**TASK TO CARRY OUT:** Retype all of the listing exactly, passing over any picture you find.

**DATA BLOCK:**
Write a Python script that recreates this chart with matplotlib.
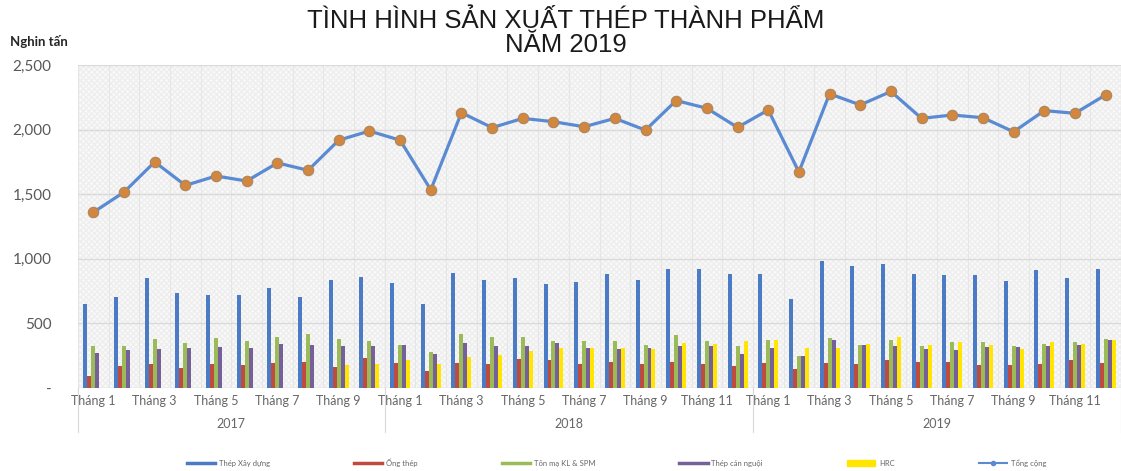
import numpy as np
import matplotlib
matplotlib.use("Agg")
import matplotlib.pyplot as plt
from matplotlib.lines import Line2D
from matplotlib.patches import Patch, Rectangle
import matplotlib.transforms as mtransforms

years = ["2017", "2018", "2019"]
months_2017 = list(range(1, 11))
months_2018 = list(range(1, 13))
months_2019 = list(range(1, 13))

thep_xay_dung = [654, 706, 851, 732, 722, 722, 773, 706, 839, 862,
                 815, 654, 893, 833, 849, 805, 823, 882, 833, 919, 919, 882,
                 882, 691, 984, 945, 958, 880, 875, 875, 828, 914, 854, 924]
ong_thep = [93, 171, 187, 153, 187, 179, 197, 205, 161, 231,
            192, 135, 197, 187, 226, 213, 187, 205, 187, 205, 187, 171,
            192, 145, 192, 187, 218, 205, 205, 179, 179, 187, 213, 192]
ton_ma = [322, 322, 381, 348, 387, 361, 395, 420, 379, 361,
          335, 275, 420, 395, 395, 361, 361, 361, 335, 407, 361, 322,
          374, 249, 387, 335, 369, 322, 353, 353, 322, 343, 353, 379]
thep_can_nguoi = [270, 296, 301, 309, 317, 309, 343, 335, 322, 322,
                  335, 265, 348, 322, 322, 348, 309, 304, 309, 327, 327, 265,
                  309, 244, 374, 335, 322, 301, 296, 317, 317, 322, 335, 369]
hrc = [0, 0, 0, 0, 0, 0, 0, 0, 179, 187,
       213, 187, 239, 257, 283, 309, 309, 309, 304, 348, 343, 361,
       369, 309, 309, 343, 395, 335, 353, 335, 301, 353, 340, 369]
tong_cong = [1360, 1516, 1750, 1568, 1641, 1602, 1742, 1685, 1918, 1989,
             1918, 1534, 2131, 2015, 2087, 2061, 2022, 2087, 1996, 2225, 2165, 2017,
             2152, 1672, 2277, 2191, 2295, 2087, 2113, 2092, 1983, 2147, 2126, 2269]

series_names = ["Thép Xây dựng", "Ống thép", "Tôn mạ KL & SPM", "Thép cán nguội", "HRC"]
series_vals = [thep_xay_dung, ong_thep, ton_ma, thep_can_nguoi, hrc]
colors = ["#4A7BC4", "#BE4B3E", "#9BBB59", "#76609A", "#FFE500"]
total_name = "Tổng cộng"

month_list = months_2017 + months_2018 + months_2019
year_sizes = [len(months_2017), len(months_2018), len(months_2019)]
labels = [f"Tháng {m}" if m % 2 == 1 else "" for m in month_list]

fig = plt.figure(figsize=(11.21, 4.71), dpi=100)
ax = fig.add_axes([78/1121, 1 - 388/471, 1043/1121, (388 - 65)/471])

n = len(month_list)
x = np.arange(n)
w = 0.13
for i, (vals, c) in enumerate(zip(series_vals, colors)):
    v = np.array(vals, dtype=float)
    ax.bar(x + (i - 2) * w, v, width=w, color=c, zorder=3, linewidth=0)

ax.plot(x, tong_cong, color="#5A8AD2", lw=2.3, zorder=4,
        marker="o", markersize=7.5, markerfacecolor="#D2863E",
        markeredgecolor="#A88660", markeredgewidth=0.8)

# background hatch
ax.patch.set_facecolor("#f8f8f8")
bg = Rectangle((0, 0), 1, 1, transform=ax.transAxes, facecolor="#f9f9f9",
               edgecolor="#eeeeee", hatch="xxxxxx", lw=0, zorder=0)
ax.add_patch(bg)

ax.set_xlim(-0.5, n - 0.5)
ax.set_ylim(0, 2500)
ax.set_yticks([0, 500, 1000, 1500, 2000, 2500])
ax.set_yticklabels(["-", "500", "1,000", "1,500", "2,000", "2,500"],
                   fontsize=11, color="#595959", family="Lato")
ax.tick_params(axis="y", length=0, pad=19)
ax.grid(axis="y", color="#dadada", lw=1.0, zorder=1)
for b in np.arange(-0.5, n, 1.0):
    ax.axvline(b, color="#e6e6e6", lw=0.8, zorder=1)

ax.set_xticks(x)
ax.set_xticklabels(labels, fontsize=9, color="#666666", family="Lato")
ax.tick_params(axis="x", length=0, pad=5)
for s in ax.spines.values():
    s.set_visible(False)

# year separators and year labels
trans = mtransforms.blended_transform_factory(ax.transData, ax.transAxes)
bounds = [-0.5]
for sz in year_sizes:
    bounds.append(bounds[-1] + sz)
for bx in bounds:
    ax.plot([bx, bx], [0, -0.137], transform=trans, color="#d9d9d9", lw=0.8, clip_on=False)
for yi, yr in enumerate(years):
    cx = (bounds[yi] + bounds[yi + 1]) / 2
    ax.text(cx, -0.11, yr, transform=trans, ha="center", va="center",
            fontsize=9, color="#666666", family="Lato")

fig.text(10/1121, 1 - 42/471, "Nghin tấn", fontsize=9.5, fontweight="bold",
         family="Lato", color="#262626", va="center", ha="left")
fig.text(566/1121, 1 - 33/471, "TÌNH HÌNH SẢN XUẤT THÉP THÀNH PHẨM\nNĂM 2019",
         ha="center", va="center", fontsize=18.5, family="Liberation Sans",
         color="#1a1a1a", linespacing=1.05)

handles = [Line2D([0], [0], color=c, lw=2.5) for c in colors[:4]]
handles.append(Patch(facecolor=colors[4], edgecolor=colors[4]))
handles.append(Line2D([0], [0], color="#5A8AD2", lw=1.5, marker="o", markersize=3,
                      markerfacecolor="#5A8AD2"))
leg = fig.legend(handles, series_names + [total_name], loc="center",
                 bbox_to_anchor=(0.55, 0.018), ncol=6, frameon=False,
                 prop={"family": "Lato", "size": 5.5}, handlelength=3.7,
                 columnspacing=11, handletextpad=0.5)
for t in leg.get_texts():
    t.set_color("#666666")

fig.savefig("out.png", dpi=100)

**SOLUTION TO THE EXERCISE:**
Write a Python script that recreates this chart with matplotlib.
import numpy as np
import matplotlib
matplotlib.use("Agg")
import matplotlib.pyplot as plt
from matplotlib.lines import Line2D
from matplotlib.patches import Patch, Rectangle
import matplotlib.transforms as mtransforms

years = ["2017", "2018", "2019"]
months_2017 = list(range(1, 11))
months_2018 = list(range(1, 13))
months_2019 = list(range(1, 13))

thep_xay_dung = [654, 706, 851, 732, 722, 722, 773, 706, 839, 862,
                 815, 654, 893, 833, 849, 805, 823, 882, 833, 919, 919, 882,
                 882, 691, 984, 945, 958, 880, 875, 875, 828, 914, 854, 924]
ong_thep = [93, 171, 187, 153, 187, 179, 197, 205, 161, 231,
            192, 135, 197, 187, 226, 213, 187, 205, 187, 205, 187, 171,
            192, 145, 192, 187, 218, 205, 205, 179, 179, 187, 213, 192]
ton_ma = [322, 322, 381, 348, 387, 361, 395, 420, 379, 361,
          335, 275, 420, 395, 395, 361, 361, 361, 335, 407, 361, 322,
          374, 249, 387, 335, 369, 322, 353, 353, 322, 343, 353, 379]
thep_can_nguoi = [270, 296, 301, 309, 317, 309, 343, 335, 322, 322,
                  335, 265, 348, 322, 322, 348, 309, 304, 309, 327, 327, 265,
                  309, 244, 374, 335, 322, 301, 296, 317, 317, 322, 335, 369]
hrc = [0, 0, 0, 0, 0, 0, 0, 0, 179, 187,
       213, 187, 239, 257, 283, 309, 309, 309, 304, 348, 343, 361,
       369, 309, 309, 343, 395, 335, 353, 335, 301, 353, 340, 369]
tong_cong = [1360, 1516, 1750, 1568, 1641, 1602, 1742, 1685, 1918, 1989,
             1918, 1534, 2131, 2015, 2087, 2061, 2022, 2087, 1996, 2225, 2165, 2017,
             2152, 1672, 2277, 2191, 2295, 2087, 2113, 2092, 1983, 2147, 2126, 2269]

series_names = ["Thép Xây dựng", "Ống thép", "Tôn mạ KL & SPM", "Thép cán nguội", "HRC"]
series_vals = [thep_xay_dung, ong_thep, ton_ma, thep_can_nguoi, hrc]
colors = ["#4A7BC4", "#BE4B3E", "#9BBB59", "#76609A", "#FFE500"]
total_name = "Tổng cộng"

month_list = months_2017 + months_2018 + months_2019
year_sizes = [len(months_2017), len(months_2018), len(months_2019)]
labels = [f"Tháng {m}" if m % 2 == 1 else "" for m in month_list]

fig = plt.figure(figsize=(11.21, 4.71), dpi=100)
ax = fig.add_axes([78/1121, 1 - 388/471, 1043/1121, (388 - 65)/471])

n = len(month_list)
x = np.arange(n)
w = 0.13
for i, (vals, c) in enumerate(zip(series_vals, colors)):
    v = np.array(vals, dtype=float)
    ax.bar(x + (i - 2) * w, v, width=w, color=c, zorder=3, linewidth=0)

ax.plot(x, tong_cong, color="#5A8AD2", lw=2.3, zorder=4,
        marker="o", markersize=7.5, markerfacecolor="#D2863E",
        markeredgecolor="#A88660", markeredgewidth=0.8)

# background hatch
ax.patch.set_facecolor("#f8f8f8")
bg = Rectangle((0, 0), 1, 1, transform=ax.transAxes, facecolor="#f9f9f9",
               edgecolor="#eeeeee", hatch="xxxxxx", lw=0, zorder=0)
ax.add_patch(bg)

ax.set_xlim(-0.5, n - 0.5)
ax.set_ylim(0, 2500)
ax.set_yticks([0, 500, 1000, 1500, 2000, 2500])
ax.set_yticklabels(["-", "500", "1,000", "1,500", "2,000", "2,500"],
                   fontsize=11, color="#595959", family="Lato")
ax.tick_params(axis="y", length=0, pad=19)
ax.grid(axis="y", color="#dadada", lw=1.0, zorder=1)
for b in np.arange(-0.5, n, 1.0):
    ax.axvline(b, color="#e6e6e6", lw=0.8, zorder=1)

ax.set_xticks(x)
ax.set_xticklabels(labels, fontsize=9, color="#666666", family="Lato")
ax.tick_params(axis="x", length=0, pad=5)
for s in ax.spines.values():
    s.set_visible(False)

# year separators and year labels
trans = mtransforms.blended_transform_factory(ax.transData, ax.transAxes)
bounds = [-0.5]
for sz in year_sizes:
    bounds.append(bounds[-1] + sz)
for bx in bounds:
    ax.plot([bx, bx], [0, -0.137], transform=trans, color="#d9d9d9", lw=0.8, clip_on=False)
for yi, yr in enumerate(years):
    cx = (bounds[yi] + bounds[yi + 1]) / 2
    ax.text(cx, -0.11, yr, transform=trans, ha="center", va="center",
            fontsize=9, color="#666666", family="Lato")

fig.text(10/1121, 1 - 42/471, "Nghin tấn", fontsize=9.5, fontweight="bold",
         family="Lato", color="#262626", va="center", ha="left")
fig.text(566/1121, 1 - 33/471, "TÌNH HÌNH SẢN XUẤT THÉP THÀNH PHẨM\nNĂM 2019",
         ha="center", va="center", fontsize=18.5, family="Liberation Sans",
         color="#1a1a1a", linespacing=1.05)

handles = [Line2D([0], [0], color=c, lw=2.5) for c in colors[:4]]
handles.append(Patch(facecolor=colors[4], edgecolor=colors[4]))
handles.append(Line2D([0], [0], color="#5A8AD2", lw=1.5, marker="o", markersize=3,
                      markerfacecolor="#5A8AD2"))
leg = fig.legend(handles, series_names + [total_name], loc="center",
                 bbox_to_anchor=(0.55, 0.018), ncol=6, frameon=False,
                 prop={"family": "Lato", "size": 5.5}, handlelength=3.7,
                 columnspacing=11, handletextpad=0.5)
for t in leg.get_texts():
    t.set_color("#666666")

fig.savefig("out.png", dpi=100)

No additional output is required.